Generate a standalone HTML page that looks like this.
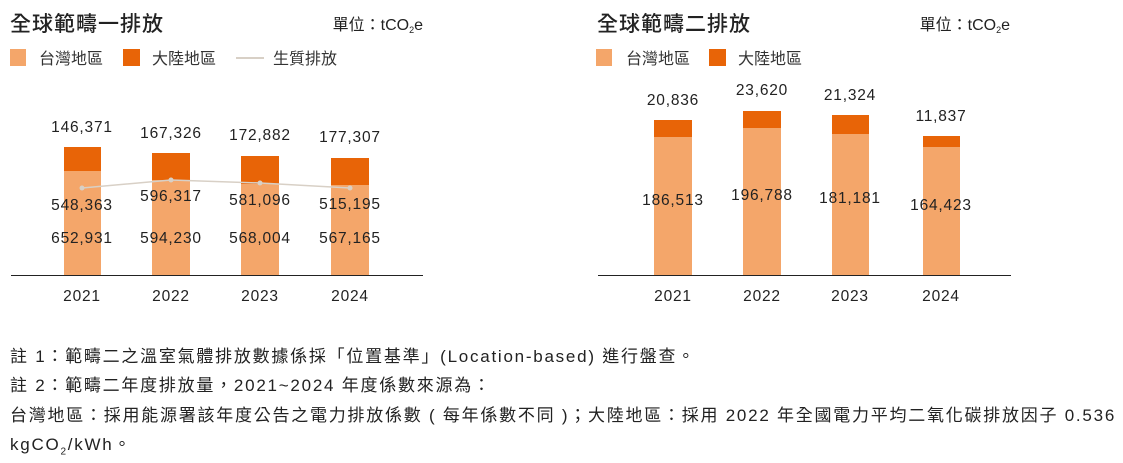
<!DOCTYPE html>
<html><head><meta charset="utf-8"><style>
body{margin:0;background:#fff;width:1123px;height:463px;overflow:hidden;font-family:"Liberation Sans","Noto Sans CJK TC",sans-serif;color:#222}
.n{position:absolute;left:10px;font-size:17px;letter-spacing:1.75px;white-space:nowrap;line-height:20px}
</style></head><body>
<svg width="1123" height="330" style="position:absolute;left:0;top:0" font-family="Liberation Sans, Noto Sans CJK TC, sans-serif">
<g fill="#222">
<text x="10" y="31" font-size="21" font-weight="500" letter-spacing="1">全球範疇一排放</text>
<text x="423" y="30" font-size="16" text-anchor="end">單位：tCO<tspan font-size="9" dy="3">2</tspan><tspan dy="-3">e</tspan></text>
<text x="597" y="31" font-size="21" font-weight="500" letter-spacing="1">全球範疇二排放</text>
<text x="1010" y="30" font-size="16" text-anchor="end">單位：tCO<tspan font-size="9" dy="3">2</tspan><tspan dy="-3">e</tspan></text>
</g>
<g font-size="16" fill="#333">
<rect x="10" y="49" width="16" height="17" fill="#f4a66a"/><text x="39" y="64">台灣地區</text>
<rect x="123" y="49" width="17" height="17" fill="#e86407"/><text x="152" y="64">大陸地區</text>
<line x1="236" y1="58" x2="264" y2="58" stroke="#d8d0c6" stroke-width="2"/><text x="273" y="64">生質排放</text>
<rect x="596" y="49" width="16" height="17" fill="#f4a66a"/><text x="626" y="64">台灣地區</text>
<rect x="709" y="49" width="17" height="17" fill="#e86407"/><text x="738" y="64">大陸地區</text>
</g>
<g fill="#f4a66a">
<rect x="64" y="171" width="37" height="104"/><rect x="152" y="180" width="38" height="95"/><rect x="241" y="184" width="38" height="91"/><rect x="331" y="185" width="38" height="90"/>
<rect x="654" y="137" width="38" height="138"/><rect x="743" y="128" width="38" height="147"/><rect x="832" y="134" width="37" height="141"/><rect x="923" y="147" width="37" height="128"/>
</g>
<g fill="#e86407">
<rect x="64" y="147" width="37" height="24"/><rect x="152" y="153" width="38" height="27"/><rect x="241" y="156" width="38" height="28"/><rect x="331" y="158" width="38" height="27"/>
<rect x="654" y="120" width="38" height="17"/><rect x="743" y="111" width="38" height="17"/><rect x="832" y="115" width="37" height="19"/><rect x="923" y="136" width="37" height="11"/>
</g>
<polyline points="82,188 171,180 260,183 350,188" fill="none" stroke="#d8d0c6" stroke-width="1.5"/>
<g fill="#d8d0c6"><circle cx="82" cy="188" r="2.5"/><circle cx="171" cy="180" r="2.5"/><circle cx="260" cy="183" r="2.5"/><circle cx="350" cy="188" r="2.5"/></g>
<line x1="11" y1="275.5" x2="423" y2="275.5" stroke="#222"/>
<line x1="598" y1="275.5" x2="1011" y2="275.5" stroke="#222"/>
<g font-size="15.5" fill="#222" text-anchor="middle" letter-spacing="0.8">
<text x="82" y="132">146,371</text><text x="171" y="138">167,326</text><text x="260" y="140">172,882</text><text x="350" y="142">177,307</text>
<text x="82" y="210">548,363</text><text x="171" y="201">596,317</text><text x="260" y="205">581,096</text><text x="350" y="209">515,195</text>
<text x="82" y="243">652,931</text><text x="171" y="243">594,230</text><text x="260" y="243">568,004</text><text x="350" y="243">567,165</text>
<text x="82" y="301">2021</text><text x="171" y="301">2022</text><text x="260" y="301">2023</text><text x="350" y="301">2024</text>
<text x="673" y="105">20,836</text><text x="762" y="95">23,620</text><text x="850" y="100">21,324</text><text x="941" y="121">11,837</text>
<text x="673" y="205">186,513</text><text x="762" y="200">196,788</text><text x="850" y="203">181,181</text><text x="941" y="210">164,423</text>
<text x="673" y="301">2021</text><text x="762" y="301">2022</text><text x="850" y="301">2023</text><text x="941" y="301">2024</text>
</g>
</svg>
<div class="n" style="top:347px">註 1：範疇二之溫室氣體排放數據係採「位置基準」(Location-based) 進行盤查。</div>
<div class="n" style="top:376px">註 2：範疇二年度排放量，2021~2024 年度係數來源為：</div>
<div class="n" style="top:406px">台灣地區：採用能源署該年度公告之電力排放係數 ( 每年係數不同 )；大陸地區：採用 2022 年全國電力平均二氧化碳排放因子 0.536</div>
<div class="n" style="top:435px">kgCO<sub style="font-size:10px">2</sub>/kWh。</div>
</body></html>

┄┄┄┄┄┄┄┄┄┄┄┄┄┄┄┄┄┄┄┄

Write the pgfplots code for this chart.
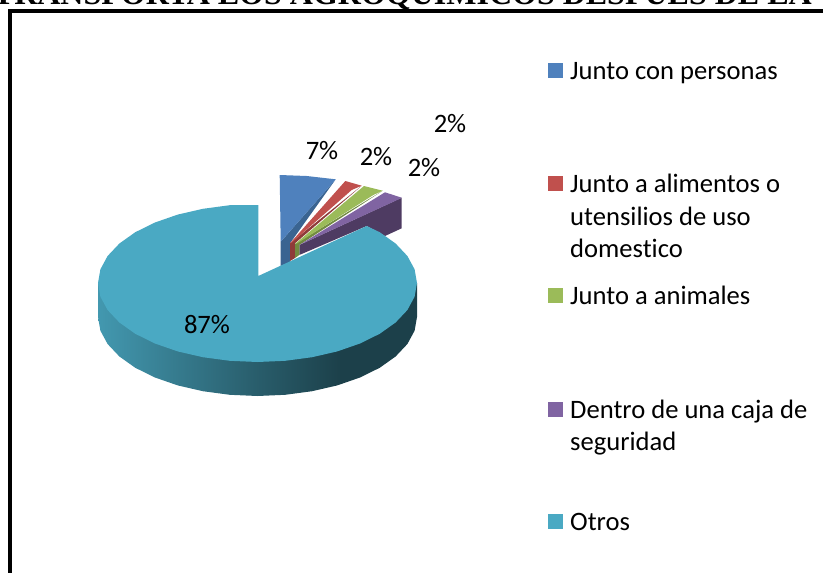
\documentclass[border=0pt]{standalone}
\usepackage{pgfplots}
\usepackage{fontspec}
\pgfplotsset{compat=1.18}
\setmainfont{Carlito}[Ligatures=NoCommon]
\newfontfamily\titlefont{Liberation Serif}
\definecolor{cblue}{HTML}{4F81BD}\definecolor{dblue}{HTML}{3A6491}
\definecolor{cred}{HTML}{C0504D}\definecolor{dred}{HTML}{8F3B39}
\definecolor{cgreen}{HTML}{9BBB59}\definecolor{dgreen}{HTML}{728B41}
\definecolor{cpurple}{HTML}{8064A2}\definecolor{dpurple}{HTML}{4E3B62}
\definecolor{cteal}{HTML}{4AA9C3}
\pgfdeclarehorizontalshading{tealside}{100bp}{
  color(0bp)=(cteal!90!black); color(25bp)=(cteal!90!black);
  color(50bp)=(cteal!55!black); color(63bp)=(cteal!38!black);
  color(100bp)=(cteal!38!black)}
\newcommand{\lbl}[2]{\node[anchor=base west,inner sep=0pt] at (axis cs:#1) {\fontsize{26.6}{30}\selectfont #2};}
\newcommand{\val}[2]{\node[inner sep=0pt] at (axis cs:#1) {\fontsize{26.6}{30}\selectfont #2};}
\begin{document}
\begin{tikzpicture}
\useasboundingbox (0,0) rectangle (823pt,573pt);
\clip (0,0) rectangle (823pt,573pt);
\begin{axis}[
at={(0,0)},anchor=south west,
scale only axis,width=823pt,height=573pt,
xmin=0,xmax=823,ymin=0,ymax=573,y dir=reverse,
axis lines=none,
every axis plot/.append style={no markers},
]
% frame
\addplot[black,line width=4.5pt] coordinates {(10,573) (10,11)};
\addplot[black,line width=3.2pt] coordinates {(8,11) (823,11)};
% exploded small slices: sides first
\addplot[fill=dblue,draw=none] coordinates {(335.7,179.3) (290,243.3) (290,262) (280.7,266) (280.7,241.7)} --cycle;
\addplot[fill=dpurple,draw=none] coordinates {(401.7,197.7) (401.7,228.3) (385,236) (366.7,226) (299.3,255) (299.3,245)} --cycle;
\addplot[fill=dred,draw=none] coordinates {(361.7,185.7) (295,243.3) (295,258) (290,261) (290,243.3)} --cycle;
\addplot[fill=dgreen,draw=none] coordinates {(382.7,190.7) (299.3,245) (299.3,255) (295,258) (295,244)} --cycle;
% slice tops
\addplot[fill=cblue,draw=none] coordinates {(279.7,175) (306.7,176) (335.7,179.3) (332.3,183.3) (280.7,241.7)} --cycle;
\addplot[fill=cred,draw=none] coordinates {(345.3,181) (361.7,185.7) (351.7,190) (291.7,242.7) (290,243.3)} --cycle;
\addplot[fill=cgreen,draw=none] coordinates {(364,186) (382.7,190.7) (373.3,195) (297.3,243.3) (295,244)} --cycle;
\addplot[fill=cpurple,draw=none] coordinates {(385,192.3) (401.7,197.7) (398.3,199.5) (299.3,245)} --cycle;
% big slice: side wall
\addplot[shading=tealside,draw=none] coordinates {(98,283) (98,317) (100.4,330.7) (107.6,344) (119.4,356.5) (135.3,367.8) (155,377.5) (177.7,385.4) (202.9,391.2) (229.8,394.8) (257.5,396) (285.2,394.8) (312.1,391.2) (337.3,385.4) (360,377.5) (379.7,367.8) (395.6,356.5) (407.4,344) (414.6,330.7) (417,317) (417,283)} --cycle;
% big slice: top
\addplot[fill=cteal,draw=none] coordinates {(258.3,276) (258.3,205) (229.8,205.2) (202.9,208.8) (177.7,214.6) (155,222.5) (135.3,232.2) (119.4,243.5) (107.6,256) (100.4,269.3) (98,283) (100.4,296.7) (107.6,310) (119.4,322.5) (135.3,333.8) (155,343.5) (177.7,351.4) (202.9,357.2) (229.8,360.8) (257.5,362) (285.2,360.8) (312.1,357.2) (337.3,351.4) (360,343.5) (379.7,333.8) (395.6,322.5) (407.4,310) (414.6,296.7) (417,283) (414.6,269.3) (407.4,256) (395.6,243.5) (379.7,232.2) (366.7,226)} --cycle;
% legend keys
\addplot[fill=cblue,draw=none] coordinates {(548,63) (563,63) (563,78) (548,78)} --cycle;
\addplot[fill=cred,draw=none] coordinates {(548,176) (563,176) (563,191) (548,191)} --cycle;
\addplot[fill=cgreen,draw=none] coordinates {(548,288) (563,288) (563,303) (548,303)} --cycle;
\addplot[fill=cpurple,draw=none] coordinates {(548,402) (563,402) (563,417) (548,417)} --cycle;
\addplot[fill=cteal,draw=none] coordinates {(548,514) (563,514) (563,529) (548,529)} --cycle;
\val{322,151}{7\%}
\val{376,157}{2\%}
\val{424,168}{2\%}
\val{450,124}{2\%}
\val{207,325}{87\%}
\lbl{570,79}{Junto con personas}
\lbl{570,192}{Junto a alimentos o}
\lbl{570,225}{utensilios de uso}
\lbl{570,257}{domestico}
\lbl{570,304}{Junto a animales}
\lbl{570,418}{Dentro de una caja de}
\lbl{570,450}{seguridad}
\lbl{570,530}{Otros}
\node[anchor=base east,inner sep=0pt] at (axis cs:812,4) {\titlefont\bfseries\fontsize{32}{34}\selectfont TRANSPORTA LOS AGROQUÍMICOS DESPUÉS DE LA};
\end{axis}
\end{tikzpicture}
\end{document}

┄┄┄┄┄┄┄┄┄┄┄┄┄┄┄┄┄┄┄┄

What needs to be done → List each line in the listing that contains the string "this".

Response below →
Generate a standalone HTML page that looks like this.
Write the pgfplots code for this chart.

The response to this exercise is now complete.